If none match, skip the rest of this step — no chains exist.
**Dependent assignment under multiple roots.** When multiple roots exist and a candidate dependent could plausibly link to more than one, assign it to the root whose rejection most directly dissolves the dependent's concern. If ambiguity remains, assign to the higher-confidence root. A dependent never links to more than one root — a single `depends_on` value.
**Step 2: Identify dependents.** For each candidate root, scan the remaining findings for dependents. The predicate must match the cascade trigger in `references/walkthrough.md` — dependents cascade when the user rejects (Skip/Defer) the root, so dependency is defined on the rejection branch, not the acceptance branch. A finding is a dependent of a root when:
- The root challenges a foundational premise about a named component — questioning whether it should exist, whether the proposed approach is correct, or whether the work is justified. Shapes to recognize (not a vocabulary list — map to whatever the document's domain actually uses): a compatibility layer whose necessity is challenged, a planned feature whose justification is in doubt, an abstraction whose warrant is questioned, a proposed change whose scope is disputed, a migration target whose choice is contested, an architectural commitment whose basis is unsupported
- The candidate's `suggested_fix` modifies, adds detail to, or constrains that same component
- The candidate's concern would dissolve if the root's premise is rejected — meaning: if the user rejects the root (Skip/Defer), the component the dependent targets is no longer a settled part of the plan, so the dependent's fix has nothing stable to act on and batch-rejects with the root
Test with the substitution check: "If the user rejects the root (Skip/Defer), does the dependent's finding still describe an actionable concern the user would want to engage with this round?" If no — the dependent's premise dissolves alongside the root's — it is a dependent. If yes (the finding identifies a problem that survives root rejection), it is not.

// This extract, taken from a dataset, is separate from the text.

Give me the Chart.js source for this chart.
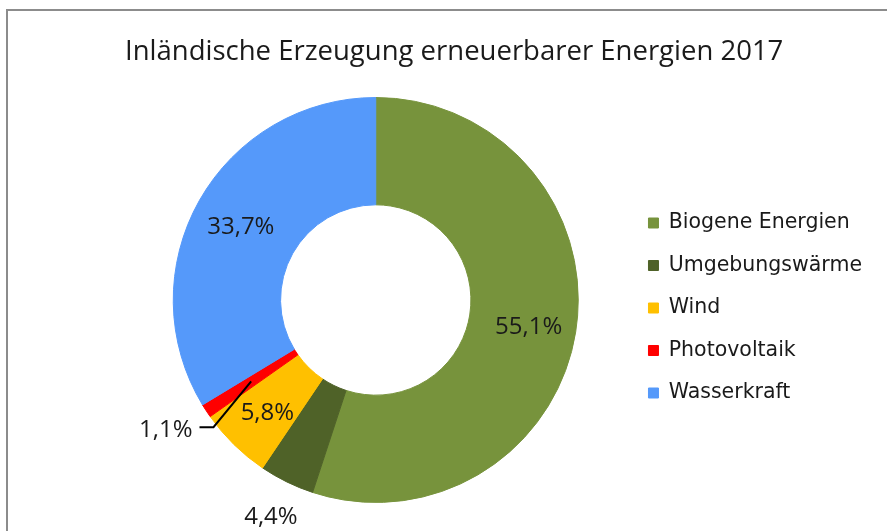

**Step 3: Independence safeguard.** Even when a finding's target component is addressed by the root, do NOT link if:
- The dependent identifies a problem that would exist regardless of the root's resolution. A migration's rollback plan, a module's error handling, a feature's test coverage — these are operational obligations that don't evaporate when the premise changes. They describe how a component must behave if it exists at all.
- The dependent's `why_it_matters` cites evidence (codebase fact, framework convention, production data) that stands on its own, not conditioned on the premise
- The dependent is `safe_auto` — it has one clear correct fix and should apply regardless of the root's resolution
When uncertain, default to NOT linking. A mis-linked chain hides a real issue; leaving a finding unlinked only costs one extra decision.
**Step 4: Annotate.** On each dependent, record `depends_on: <root_finding_id>` (use section + normalized title as the id). On each root, record `dependents: [<dependent_ids>]`. Cap `dependents` at 6 entries per root — if more than 6 candidates link to the same root, keep the top 6 by severity then confidence and leave the rest unlinked (over-aggressive chaining risks obscuring independent concerns).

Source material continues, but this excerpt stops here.